We sat in my shady back yard, in lawn chairs with green striped webbing, on one of those rare summer days—a brilliant sky flecked with fleecy Chagall clouds. Against a background that could hardly be more serene, she was spilling out to me a decade of anguish.

Like so many others, she had grown up in a warm Christian family, then trashed it all for a pilgrimage full of so much pain the wonder is she survived until she was ready for redemption. She had tried on lovers like new clothes, played with drugs of all shapes and colors, and tumbled headfirst into a mystery religion that amalgamated esoteric Hinduism and psychobabble.

Somehow, her long and tortuous journey had led her back to a starting place in the shelter of God’s grace. She had come to me, hungrily, to explore a new faith that would retain the words from her childhood but imbue them with new meaning.

She retraced her anger, calmly: at God, as she had picked at threads on the couch where she had been forced to kneel in prayer during family devotions. At her father, who could not bring himself to say “I love you” and who had hugged her as a child “reluctantly, nervously, as if I had knives in my breasts.” Forgiveness had healed much of the anger from the past. Now, however, she was trying to figure out Christians.

“Do they believe what they say—that people truly are lost, damned to hell? Do they have the slightest notion of what it means to be lost? To be terrified for 24 hours a day, to be shut off from God? How can they go on making potato salads for the church bazaar? Why don’t we all quit our jobs and be missionaries?”

Her voice caught and she stopped for a moment. She was leaning forward, and great, shining tears dropped straight to the ground like raindrops. Her eyes were pale gray and clear, so intense that when she looked at me I felt I could see directly into her soul.

She had found a welcome in God’s arms, had devoured the Bible with an awakened, searching mind, had begun the first toddling steps in the Christian life. Her metamorphosis was beautiful to watch. But she shrank from the smugness and callousness of other Christians she now had to regard as family.

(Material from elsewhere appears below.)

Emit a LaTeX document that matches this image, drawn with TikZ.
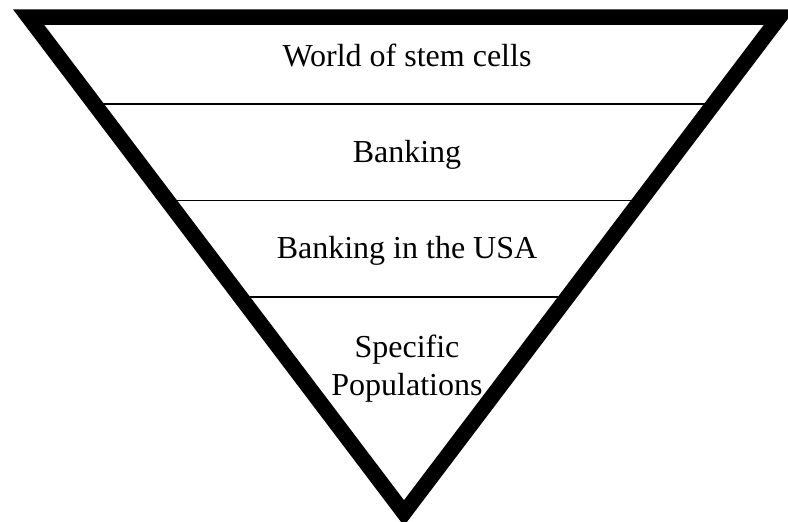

And still, bitterness against God smoldered. “Why couldn’t he be clear? I know, I know, all that stuff about human freedom; but why did I have to go through hell? My unbelieving friends are so sincere—why couldn’t he give them more clues? What right does he have to run the world in this incomprehensible way?”

I thought of what to answer as she talked. We could have assayed God’s silence together, but she had gone beyond that finally to hear his voice. I could have speculated about other conceivable worlds and why God lets this rebellious canker sore of a planet run its course. I could have used a clinching phrase like, “God’s inaction is actually a sign of his mercy, not his reticence,” or perhaps asked a conundrum like, “Is a redeemed, fallen world better than a nonfallen world?”

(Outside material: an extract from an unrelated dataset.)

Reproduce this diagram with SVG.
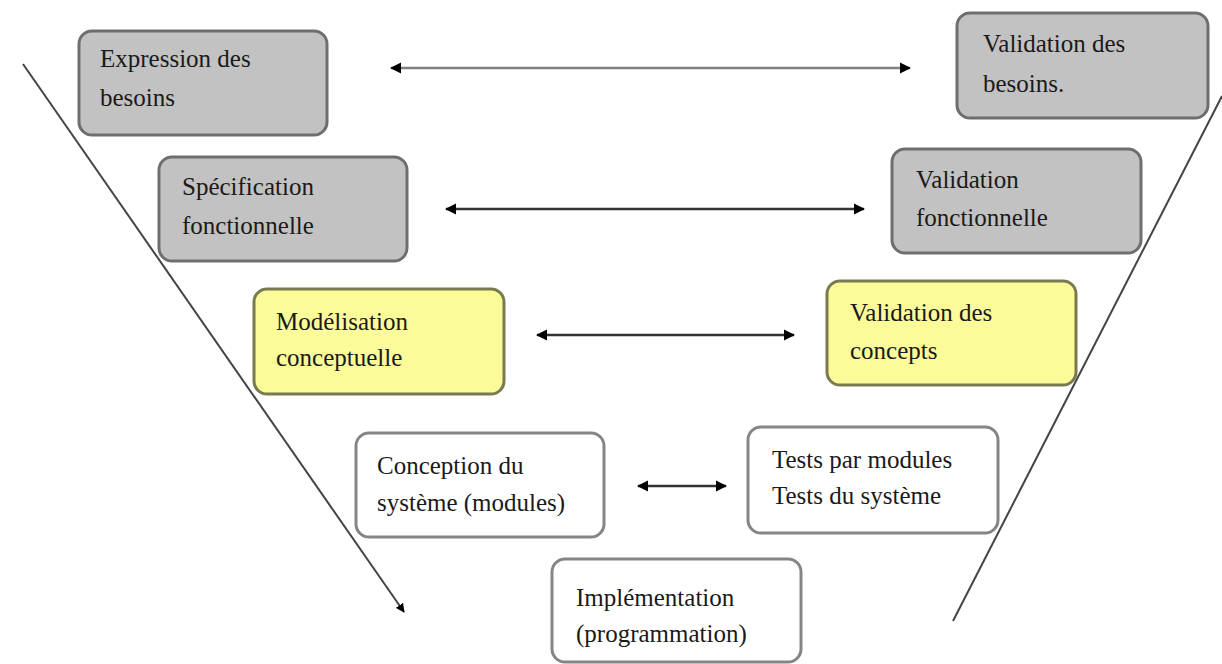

Those thoughts all flashed through my mind as I listened. She had come to me for spiritual counsel; shouldn’t I compose a worthy response?

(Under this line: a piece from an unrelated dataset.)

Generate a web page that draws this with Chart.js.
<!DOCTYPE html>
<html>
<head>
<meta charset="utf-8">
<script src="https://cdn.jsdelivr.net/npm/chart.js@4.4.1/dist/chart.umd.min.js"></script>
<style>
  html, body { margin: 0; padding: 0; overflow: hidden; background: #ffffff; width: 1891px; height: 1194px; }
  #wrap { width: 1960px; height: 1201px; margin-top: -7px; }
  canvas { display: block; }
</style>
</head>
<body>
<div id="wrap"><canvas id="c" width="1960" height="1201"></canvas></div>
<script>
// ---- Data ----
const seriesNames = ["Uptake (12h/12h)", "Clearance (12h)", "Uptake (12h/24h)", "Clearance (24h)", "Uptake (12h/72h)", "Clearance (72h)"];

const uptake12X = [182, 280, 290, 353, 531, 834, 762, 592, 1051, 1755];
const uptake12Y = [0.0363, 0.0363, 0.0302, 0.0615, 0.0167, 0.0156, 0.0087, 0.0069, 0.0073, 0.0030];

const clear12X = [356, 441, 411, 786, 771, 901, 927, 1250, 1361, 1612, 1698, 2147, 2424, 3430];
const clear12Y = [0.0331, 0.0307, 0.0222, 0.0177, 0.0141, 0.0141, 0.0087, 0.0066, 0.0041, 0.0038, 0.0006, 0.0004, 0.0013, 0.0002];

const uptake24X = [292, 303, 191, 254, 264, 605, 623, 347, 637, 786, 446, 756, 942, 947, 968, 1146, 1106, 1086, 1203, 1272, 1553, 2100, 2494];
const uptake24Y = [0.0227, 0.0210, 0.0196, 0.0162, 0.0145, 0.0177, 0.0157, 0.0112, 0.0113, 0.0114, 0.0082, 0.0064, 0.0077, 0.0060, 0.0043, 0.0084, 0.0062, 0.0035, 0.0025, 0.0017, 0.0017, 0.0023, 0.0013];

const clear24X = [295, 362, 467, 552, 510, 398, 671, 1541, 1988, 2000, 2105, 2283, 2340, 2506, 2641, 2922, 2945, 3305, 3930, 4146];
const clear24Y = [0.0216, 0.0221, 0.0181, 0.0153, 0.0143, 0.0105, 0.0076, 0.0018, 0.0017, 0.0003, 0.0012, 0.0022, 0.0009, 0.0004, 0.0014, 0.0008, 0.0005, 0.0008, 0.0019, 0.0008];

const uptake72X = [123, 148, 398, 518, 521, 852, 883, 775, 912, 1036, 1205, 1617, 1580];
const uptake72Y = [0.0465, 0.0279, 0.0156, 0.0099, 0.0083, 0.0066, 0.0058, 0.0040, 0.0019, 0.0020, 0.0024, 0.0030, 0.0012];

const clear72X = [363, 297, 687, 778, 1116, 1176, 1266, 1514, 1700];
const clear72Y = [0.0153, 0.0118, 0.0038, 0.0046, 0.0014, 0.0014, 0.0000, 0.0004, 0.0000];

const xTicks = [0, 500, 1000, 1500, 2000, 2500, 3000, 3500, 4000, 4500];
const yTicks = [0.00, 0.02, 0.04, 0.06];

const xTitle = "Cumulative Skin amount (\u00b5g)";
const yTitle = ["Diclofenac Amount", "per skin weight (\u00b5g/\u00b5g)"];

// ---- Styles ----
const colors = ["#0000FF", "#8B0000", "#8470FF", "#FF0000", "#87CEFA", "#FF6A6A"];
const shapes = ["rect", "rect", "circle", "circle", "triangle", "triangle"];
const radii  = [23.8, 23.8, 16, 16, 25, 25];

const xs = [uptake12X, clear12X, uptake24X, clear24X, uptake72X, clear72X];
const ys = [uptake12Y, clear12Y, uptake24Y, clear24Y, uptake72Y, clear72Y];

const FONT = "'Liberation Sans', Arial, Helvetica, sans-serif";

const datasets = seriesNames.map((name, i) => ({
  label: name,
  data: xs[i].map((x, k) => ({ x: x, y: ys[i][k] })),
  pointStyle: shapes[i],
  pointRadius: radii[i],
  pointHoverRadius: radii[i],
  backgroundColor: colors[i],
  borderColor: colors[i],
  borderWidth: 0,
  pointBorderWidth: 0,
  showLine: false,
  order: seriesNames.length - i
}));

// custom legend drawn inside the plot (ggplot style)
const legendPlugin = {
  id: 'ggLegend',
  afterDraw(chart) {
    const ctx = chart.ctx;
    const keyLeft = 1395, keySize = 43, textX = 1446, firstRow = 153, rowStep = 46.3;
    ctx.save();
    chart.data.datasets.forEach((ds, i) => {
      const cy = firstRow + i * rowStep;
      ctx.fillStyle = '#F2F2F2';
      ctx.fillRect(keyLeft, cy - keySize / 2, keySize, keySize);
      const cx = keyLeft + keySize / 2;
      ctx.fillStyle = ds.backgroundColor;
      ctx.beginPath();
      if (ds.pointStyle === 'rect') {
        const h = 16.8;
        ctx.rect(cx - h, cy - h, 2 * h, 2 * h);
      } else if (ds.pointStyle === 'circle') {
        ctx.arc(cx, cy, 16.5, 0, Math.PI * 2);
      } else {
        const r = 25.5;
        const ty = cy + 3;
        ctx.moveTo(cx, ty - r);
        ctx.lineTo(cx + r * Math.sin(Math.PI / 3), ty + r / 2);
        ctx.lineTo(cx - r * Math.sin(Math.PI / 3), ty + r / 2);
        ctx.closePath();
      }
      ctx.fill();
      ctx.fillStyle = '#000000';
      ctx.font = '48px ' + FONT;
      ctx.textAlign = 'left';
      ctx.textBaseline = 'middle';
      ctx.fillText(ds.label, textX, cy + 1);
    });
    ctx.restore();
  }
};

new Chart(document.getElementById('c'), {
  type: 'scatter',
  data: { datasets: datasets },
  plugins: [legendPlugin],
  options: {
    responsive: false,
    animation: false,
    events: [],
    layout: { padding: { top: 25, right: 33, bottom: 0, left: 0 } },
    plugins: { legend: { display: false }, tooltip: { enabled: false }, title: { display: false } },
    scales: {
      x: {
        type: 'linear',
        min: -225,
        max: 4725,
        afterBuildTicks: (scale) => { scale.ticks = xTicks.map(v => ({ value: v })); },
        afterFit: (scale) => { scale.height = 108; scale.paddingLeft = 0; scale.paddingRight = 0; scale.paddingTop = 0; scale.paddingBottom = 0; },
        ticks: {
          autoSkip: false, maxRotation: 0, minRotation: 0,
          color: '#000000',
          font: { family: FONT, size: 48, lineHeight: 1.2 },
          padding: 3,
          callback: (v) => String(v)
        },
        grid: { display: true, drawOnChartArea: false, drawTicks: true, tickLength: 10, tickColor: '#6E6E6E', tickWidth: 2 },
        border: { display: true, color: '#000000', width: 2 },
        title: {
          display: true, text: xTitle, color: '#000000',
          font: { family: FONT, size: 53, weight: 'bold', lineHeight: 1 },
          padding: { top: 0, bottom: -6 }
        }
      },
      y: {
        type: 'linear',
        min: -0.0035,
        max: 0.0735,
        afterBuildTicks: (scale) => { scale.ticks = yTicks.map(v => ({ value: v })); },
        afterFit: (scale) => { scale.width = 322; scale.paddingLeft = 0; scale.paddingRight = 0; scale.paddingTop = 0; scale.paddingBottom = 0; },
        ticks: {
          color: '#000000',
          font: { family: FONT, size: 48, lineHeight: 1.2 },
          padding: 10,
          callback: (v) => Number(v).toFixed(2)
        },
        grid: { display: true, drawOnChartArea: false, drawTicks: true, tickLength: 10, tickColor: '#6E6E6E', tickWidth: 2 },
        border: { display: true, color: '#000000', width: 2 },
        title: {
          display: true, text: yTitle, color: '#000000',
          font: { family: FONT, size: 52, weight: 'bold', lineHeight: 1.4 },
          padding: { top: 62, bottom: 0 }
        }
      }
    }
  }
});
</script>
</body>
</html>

Instead, when she fell silent I could only think of the prodigal son, welcomed home to banners and a feast, with mud still clinging to his ragged clothes. His father’s hug was utterly convincing and love swallowed up the son’s yet-unanswered questions.

“You. You’re the reason,” I said finally. “God allows the world/puts up with it/planned it—however you want to say it—because of you. You left him as an angry, bitter child. You charged down every route that led away from him. And now you have come back. As an adult. Your love for God now is wise and bloodstained. It’s that freely given love that fuels God’s patience.”

She sat silent for a long time until she finally nodded. It was an old theme, vivified by the prophets, a theme so strange and jarring that it could only have come through revelation: God, the jilted lover, aching but still on the prowl. Love cannot resolve intellectual dilemmas. It can only awaken trust. She was well on her way.